The attempt to meet looming deadlines and avoid shutdowns of part (or all) of the government resembles the aftermath of a car wreck right now. It’s unclear whether the Senate can move the broken-down vehicles off the road in time to let the traffic move through.
Here’s what’s going on. The FAA authorization runs out tomorrow. But the Senate is already on a bill, which provides $6.8 billion in disaster relief funding attached to Burma sanctions legislation (the FEMA/Burma bill). This already received 61 votes on cloture for a motion to proceed on Tuesday, but because of the stupid way in which our Senate works, they had to wait 30 hours to finish with the motion to proceed, then debate and move to the final vote, and then 30 hours for a cloture motion to ripen on that, and then post-cloture debate, and then the final vote. So we knew that the Senate had the votes to pass the FEMA/Burma bill on Tuesday, but it’s impossible to get a final vote until tomorrow, Friday.
The FAA/surface transportation authorization bill, which passed in clean fashion from the House, is lined up behind that. In theory, unanimous consent could be given to just pass that one tomorrow after the FEMA/Burma bill is dispensed with. But theory never does well when matched up with Tom Coburn.
Here’s a little bit of a procedural explanation: The House of Representatives passed a joint bill yesterday to continue temporary funding for the Federal Aviation Administration (FAA) and federal highway, transit and highway safety programs. Now in the Senate, the bill is being objected to by one Republican: Sen. Tom Coburn, R-Okla., who is upset over the funding that states must invest in surface transportation as part of the Highway bill, which is tied to the FAA bill [...]
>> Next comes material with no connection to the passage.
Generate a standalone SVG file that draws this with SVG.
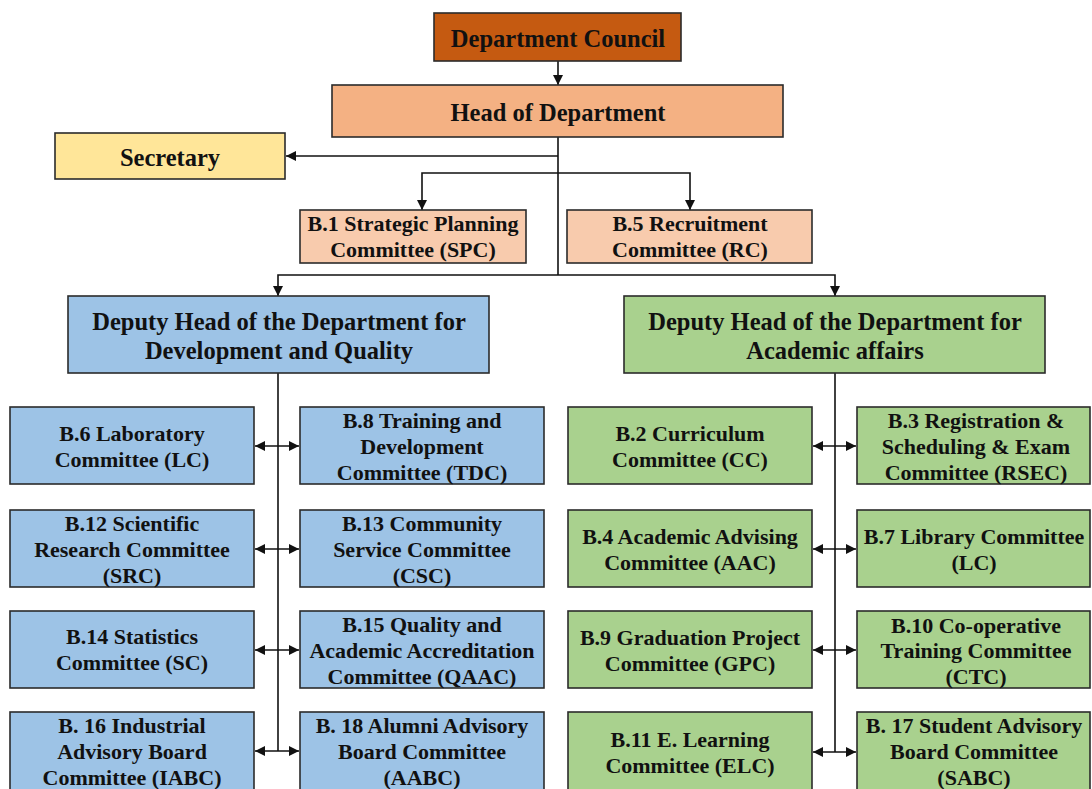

As of now, unless Senate Minority [sic] Leader Reid were to set aside the FEMA bill, and call up the FAA bill, which he likely will not do, the FAA bill is being held up, forced to be addressed second. The FAA bill though has a deadline, of Friday evening, when funds will run out.
Coburn’s literally mad about bike safety funding.
So you have the combination of the single-track rule in the Senate, forcing resolution on FEMA/Burma before moving to the FAA/surface transportation bill, and Dr. No Coburn, probably the only Senator willing to hold up the FAA/surface transportation bill, conspiring to allow FAA authorization to run out, AGAIN, for the second time in two months. This delay may be short term, as eventually the snarl will sort itself out. But remember, this is the crackerjack Senate that needed no major structural rules changes at the beginning of the year. It’s not just about the filibuster, it’s about the ability for one Senator to delay legislation even when they don’t have the votes to stop it. The end result of that is less legislation, which Republicans quite like. But thousands of FAA personnel are going to suffer as a result, unless an agreement can be reached.
Meanwhile, the House released their continuing resolution for FY2012, a two-month stopgap measure in lieu of appropriations. And FEMA funding factors in here, too.
The 17-page continuing resolution or CR runs through Nov. 18 and as first introduced, would impose a 1.4 percent cut on most agencies and Cabinet departments, including Defense, to stay within 2012 spending caps set in August. After overnight scoring by the Congressional Budget Office that cut was adjusted to 1.5 percent Thursday morning to meet the target.
FEMA and the Corps of Engineers would immediately benefit from a first installment of $1 billion in emergency funds to avoid any disruption in aid for these last weeks of the 2011 fiscal year ending Sept. 30. The second $2.65 billion represents a downpayment toward FEMA’s 2012 budget, and the White House is expected to take an “expansive” approach in apportioning the money even through the resolution covers a fraction of the budget year [...]
In compliance with the Budget Control Act negotiated this summer, total appropriations for 2012 will be set at an annual rate of $1.043 trillion — a number that includes the $2.65 billion for FEMA.
It sounds like the FEMA funding is “paid for,” then, because the Budget Control Act was supposed to have a safety valve where emergency funding for disaster relief could reach above the $1.043 trillion discretionary spending number. In fact, the $1 billion for FY2011 offered by the House is tied to cuts in loans for the production of fuel efficient vehicles. In addition, the $3.65 billion in total disaster relief is around half of what the Senate is offering in its offset-free $6.8 billion bill.
So that’s going to have to come to a resolution in the next couple weeks, or else the whole government will shut down. And FEMA won’t have the resources it needs to continue to deliver disaster relief.